What does an advisor think about when he turns into an author?  What does he politically cling to and what does he judge as aesthetically correct to include in his work?  Is he free or does he run every concept by State Security?  Does extensive writing distract his parliamentary concentration, is it a diversion of resources from the Council of State, or is it simply an extracurricular hobby edited in record time by Letras Cubanas publishing house?  Is this an exemplifying work meant to monitor the literary market (for good reason, the novel imparts a Delphic mini-course on adolescent-adventurer readings)?  Will Abel Prieto retire with this dramatic effect or is he already plotting a new hilarious project for his next two decades in power?

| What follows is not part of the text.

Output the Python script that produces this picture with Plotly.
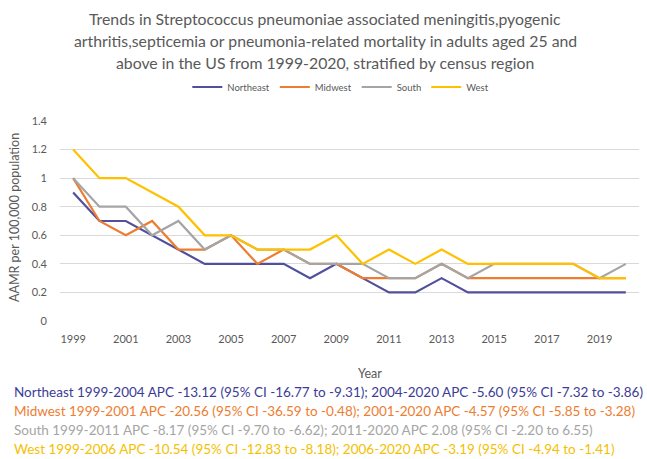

In an interview, the author implores us to not abandon reading his work until the KONIEC** (“not because it’s so good, but because I’d like it if someone reached it”).  As with Paradiso, in effect, I recommend resisting until the bitter end the half-a-millennium of pages in Viajes de Miguel Luna.  Maybe this is the novel that, since the “Revoluzoic Era”, Armando Hart should have written for us?  This is a book that can be put to use as a Rosetta Stone of 21st century socialism, Cuban style, and it includes, as a bonus track, a histrionic colophon that parodies, or maybe pays homage to, the telenovela writer Mayté Vera, not to mention half of a century’s worth of excellent vignettes signed by the author (the untapped potential of a Marjane Satrapi emanates from Abel Prieto, self-portrait included).

Mikimún has died, long live the Ministrún.  Quod scripsi, is crisis.

Translator’s notes:
* National Union of Writers and Artists of Cuba
** This is the Polish term for “finish” or “end”.